How investors can take advantage of rising interest rates

March 10, 2023

Rising interest rates can have a negative effect on your personal wealth, making borrowing more expensive, driving down home values in some areas, and decreasing the value of some investments. But there is an upside as well. As rates rise for interest on debt, they typically also rise for interest on savings. In our current economy, that means you now have opportunities to earn higher returns on various fixed-income investments.

Capitalizing on high interest rates

Consider the economic impact of high interest rates on real estate in Los Alamos, NM, where the majority of our clients work at Los Alamos National Laboratory (LANL). In recent years, the Lab has been hiring thousands more employees, driving up competition for the low inventory of homes for sale.1 With steep rates, buyers face a substantially higher cost to homeownership, decreasing personal wealth and cashflow.

It is just one example of when investors may be looking at strategies to offset some of that pain with higher yield returns. And now, opportunities are better than they have been in years.

As lending interest rates go higher, financial institutions anticipate a decline in both loans and cash on deposit. To counter that, they increase APY (annual percentage yield) rates on savings to entice people to park their money with that institution. For instance, Certificates of Deposit (CDs) that used to deliver less than 1% are now rocketing to rates of nearly 5%.

High-yield strategies to potentially grow wealth

Taking advantage of higher fixed rates of return can be an effective way to keep your financial goals on track in a challenging economy. At Buffalo Financial Strategies, we can help you explore a range of opportunities based on your unique needs and circumstance.

Here are just a few options we can explore:

    • Dividend-paying stocks: These investments, often in high profile brands, can provide a steady stream of income, which may be of interest to investors nearing retirement. As interest rates rise, stocks may become less attractive, but companies that consistently pay dividends can still provide a reliable source of income.
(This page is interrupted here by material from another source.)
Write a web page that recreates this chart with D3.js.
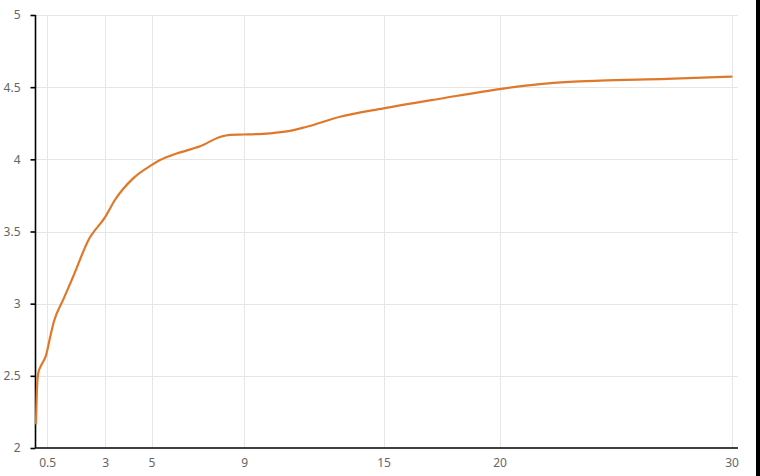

    • High-quality, short-term bonds: As debt interest rates increase, the value of long-term bonds may decrease. Investing in short-term bonds with high credit ratings may help reduce risk. Another consideration is that if value drops on bonds in the near term, those assets can be purchased at a lower price, with the potential for long-term appreciation in the future.

    • Laddering strategy: Laddering provides some hedge of market risk, while delivering a predictable rate of return. With this strategy, an investor chooses bonds (or CDs) with different maturities (short, medium and long term). At maturity, proceeds can be reinvested into bonds with a competitive interest rate at that time. If debt interest rates increase, APY rates typically rise as well. So even if bond values decline, laddering gives you more flexibility to potentially take advantage of higher rates of return.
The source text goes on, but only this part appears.